In another pond further up near the marvellous Wujal Wujal Falls we’ve had another regular visitor, Spartaca, which loves to sun herself for hours each day on a rock looking up at the Falls. Even after the sun’s heat disappeared, Spartaca was smart enough to work out that rocks keep their heat longer than sandbanks. Good one Spartaca!Your insights and presence have given photographers great joy and great shots. The croc on the rock. Here is a photo of her swallowing a water dragon. Crocs eat anything from crabs to fish to birds to reptiles, including smaller crocs.
Art imitates life, and there always several croc paintings at the beaut little community-owned Bana Yirriji Art and Cultural Centre at Wujal Wujal. Again, check out the wonderful mural (with buff-breasted paradise kingfisher, croc and other local wildlife) on the Wall of the Wujal Sports Hall. It’s worth visiting just to see it.
As you drive north to Cooktown, and about 3 km past the Wujal community, the road meets the river again. At low tides, one or more crocs might sit on the far bank. A few hundred metres further on, where a little spit of sand pokes out from the mangroves, is another popular resting spot for crocs, often half submerged.
The road continues on, leaving the River past the Bloomfield River State School, then rejoins it for a kilometre or so. There are several spots on the far bank where one or more big crocs hang out. Drive down to the Boat Ramp, and make yourself a cuppa (that’s a cup of tea) under the quaint, rickety shelter. (You mightn’t want it, but there’s mobile phone coverage there).
On a very hot day, it may open its mouth –ironically to cool down. The skin inside its mouth is thinner, so it can cool down more easily.

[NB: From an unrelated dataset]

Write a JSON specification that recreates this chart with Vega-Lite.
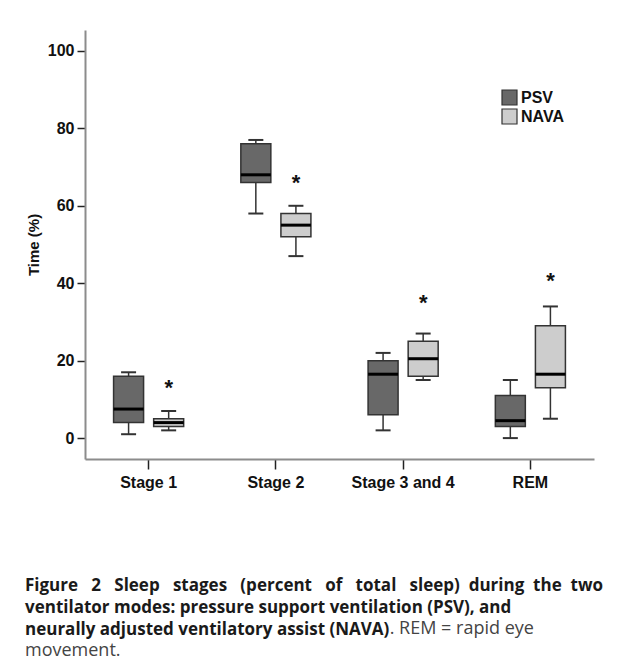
{
  "$schema": "https://vega.github.io/schema/vega-lite/v6.json",
  "width": 509,
  "height": 429,
  "autosize": {"type": "none"},
  "padding": {"left": 85, "top": 30, "right": 33, "bottom": 198},
  "background": "white",
  "config": {
    "view": {"stroke": null},
    "font": "Liberation Sans",
    "legend": {
      "orient": "none",
      "legendX": 416,
      "legendY": 59,
      "title": null,
      "symbolType": "square",
      "symbolSize": 225,
      "symbolStrokeColor": "#333333",
      "symbolStrokeWidth": 1.2,
      "labelFontSize": 16,
      "labelFontWeight": "bold",
      "labelColor": "#111111",
      "labelOffset": 3,
      "rowPadding": -3
    }
  },
  "title": {
    "text": ["Figure \u00a0\u00a02 \u00a0\u00a0Sleep \u00a0\u00a0stages \u00a0\u00a0(percent \u00a0\u00a0of \u00a0\u00a0total \u00a0\u00a0sleep) \u00a0during \u00a0the \u00a0two", "ventilator modes: pressure support ventilation (PSV), and", "neurally adjusted ventilatory assist (NAVA)"],
    "subtitle": ["\u200b\u00a0\u00a0\u00a0\u00a0\u00a0\u00a0\u00a0\u00a0\u00a0\u00a0\u00a0\u00a0\u00a0\u00a0\u00a0\u00a0\u00a0\u00a0\u00a0\u00a0\u00a0\u00a0\u00a0\u00a0\u00a0\u00a0\u00a0\u00a0\u00a0\u00a0\u00a0\u00a0\u00a0\u00a0\u00a0\u00a0\u00a0\u00a0\u00a0\u00a0\u00a0\u00a0\u00a0\u00a0\u00a0\u00a0\u00a0\u00a0\u00a0\u00a0\u00a0\u00a0\u00a0\u00a0\u00a0\u00a0\u00a0\u00a0\u00a0\u00a0\u00a0\u00a0\u00a0\u00a0\u00a0\u00a0\u00a0\u00a0\u00a0\u00a0\u00a0\u00a0\u00a0\u00a0\u00a0\u00a0\u00a0\u00a0. REM = rapid eye", "movement."],
    "orient": "bottom",
    "anchor": "start",
    "frame": "group",
    "dx": -60,
    "offset": 88,
    "font": "Open Sans",
    "fontSize": 17,
    "fontWeight": "bold",
    "color": "#1a1a1a",
    "lineHeight": 22,
    "subtitleFont": "Open Sans",
    "subtitleFontSize": 18,
    "subtitleFontWeight": "normal",
    "subtitleColor": "#444444",
    "subtitleLineHeight": 22,
    "subtitlePadding": -19
  },
  "data": {
    "values": [
      {"stage": "Stage 1", "mode": "PSV", "min": 1, "q1": 4, "median": 7.5, "q3": 16, "max": 17, "star": null},
      {"stage": "Stage 1", "mode": "NAVA", "min": 2, "q1": 3, "median": 4, "q3": 5, "max": 7, "star": 14},
      {"stage": "Stage 2", "mode": "PSV", "min": 58, "q1": 66, "median": 68, "q3": 76, "max": 77, "star": null},
      {"stage": "Stage 2", "mode": "NAVA", "min": 47, "q1": 52, "median": 55, "q3": 58, "max": 60, "star": 67},
      {"stage": "Stage 3 and 4", "mode": "PSV", "min": 2, "q1": 6, "median": 16.5, "q3": 20, "max": 22, "star": null},
      {"stage": "Stage 3 and 4", "mode": "NAVA", "min": 15, "q1": 16, "median": 20.5, "q3": 25, "max": 27, "star": 36},
      {"stage": "REM", "mode": "PSV", "min": 0, "q1": 3, "median": 4.5, "q3": 11, "max": 15, "star": null},
      {"stage": "REM", "mode": "NAVA", "min": 5, "q1": 13, "median": 16.5, "q3": 29, "max": 34, "star": 41.5}
    ]
  },
  "encoding": {
    "x": {
      "field": "stage",
      "type": "nominal",
      "sort": ["Stage 1", "Stage 2", "Stage 3 and 4", "REM"],
      "scale": {"paddingInner": 0, "paddingOuter": 0},
      "axis": {
        "title": null,
        "labelAngle": 0,
        "tickSize": 10,
        "tickWidth": 1.5,
        "tickColor": "#222222",
        "domainColor": "#8c8c8c",
        "domainWidth": 2,
        "labelFontSize": 16,
        "labelFontWeight": "bold",
        "labelColor": "#111111",
        "labelPadding": 5
      }
    },
    "xOffset": {
      "field": "mode",
      "type": "nominal",
      "sort": ["PSV", "NAVA"],
      "scale": {"paddingInner": 0, "paddingOuter": 0.5875}
    }
  },
  "layer": [
    {
      "mark": {"type": "rule", "color": "#333333", "strokeWidth": 1.5},
      "encoding": {
        "y": {
          "field": "min",
          "type": "quantitative",
          "scale": {"domain": [-5.4, 105.4], "nice": false, "zero": false},
          "axis": {
            "values": [0, 20, 40, 60, 80, 100],
            "title": "Time (%)",
            "grid": false,
            "domainColor": "#8c8c8c",
            "domainWidth": 2,
            "tickColor": "#222222",
            "tickWidth": 1.5,
            "tickSize": 8,
            "labelFontSize": 16,
            "labelFontWeight": "bold",
            "labelColor": "#111111",
            "labelPadding": 3,
            "titleFontSize": 15,
            "titleFontWeight": "bold",
            "titleColor": "#111111",
            "titlePadding": 6
          }
        },
        "y2": {"field": "max"}
      }
    },
    {
      "mark": {"type": "tick", "color": "#333333", "thickness": 2, "size": 15, "opacity": 1},
      "encoding": {"y": {"field": "min", "type": "quantitative"}}
    },
    {
      "mark": {"type": "tick", "color": "#333333", "thickness": 2, "size": 15, "opacity": 1},
      "encoding": {"y": {"field": "max", "type": "quantitative"}}
    },
    {
      "mark": {"type": "bar", "stroke": "#333333", "strokeWidth": 1.5, "width": 30, "opacity": 1},
      "encoding": {
        "y": {"field": "q1", "type": "quantitative"},
        "y2": {"field": "q3"},
        "color": {
          "field": "mode",
          "type": "nominal",
          "scale": {"domain": ["PSV", "NAVA"], "range": ["#686868", "#cdcdcd"]}
        }
      }
    },
    {
      "mark": {"type": "tick", "color": "#000000", "thickness": 3, "size": 30, "opacity": 1},
      "encoding": {"y": {"field": "median", "type": "quantitative"}}
    },
    {
      "transform": [{"filter": "datum.star != null"}],
      "mark": {"type": "text", "text": "*", "fontSize": 22, "fontWeight": "bold", "color": "#111111", "baseline": "middle", "dy": 4},
      "encoding": {"y": {"field": "star", "type": "quantitative"}}
    }
  ]
}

Through Ayton, (named after Capt Cook’s childhood town in Yorkshire), there’s a short drive up to Weary Bay Road to the picnic tables at WindyLoo. Enjoy the wind and views of the Bloomfield Lodge to the south, and Rattlesnake Point to the north. On a good day, the two Hope Islands (named by Cook) are visible on the horizon near Rattlesnake.
Adventurous 4WDers with good tyres can drive along the sandy bush track either south to the river mouth or north to the Plantation outlet. Both are great croc spots. Plantation has lots of mangroves and is one of the breeding spots during the monsoon season.
Want a little more information about crocs?
Our croc is one of two species in Australia, the Estuarine or South East Asian crocodile, (Crocodylus porosus).
Along the East Coast of Queensland below Princess Charlotte Bay (above Cooktown), we don’t get the freshwater Croc, just our Estuarine species.
These crocs can occasionally travel incredible distances out at sea – hundreds of kilometres. Why? We don’t really know but dispossession is probably the main reason
Crocs grow each year of their life, which can be 100 yrs or more. Males are bigger than females, and 5 metres is considered a big croc. On the Endeavour River in 2012, a croc over 6 metres was measured, with an estimated age of 140 years.
A male might have several females in an area which he patrols more vigorously during mating season. After mating, egg-laying follows 4-6 weeks later at the onset of the wet season (around January). Nest temperature determines sex of the young, with 32⁰ C producing mainly males, and lower or higher temperature more females.
Incubation takes 90 days, with the rotting vegetation determining the temperature, not the female adjusting the nest. That’s for moundbirds!! She stays around the area, however, and helps the hatchlings get by carrying them in their jaws to the water. Then for a few days or longer, she will hang around to protect them from predators, even Dad.
No croc hunting has been allowed in Queensland for over 40 years, so populations are becoming bigger and croc sizes larger. Around here, we just watch them.
They’ve been around with little need to adapt much for about 240 million years. A remarkable example of evolution – or lack of it, in a successful species.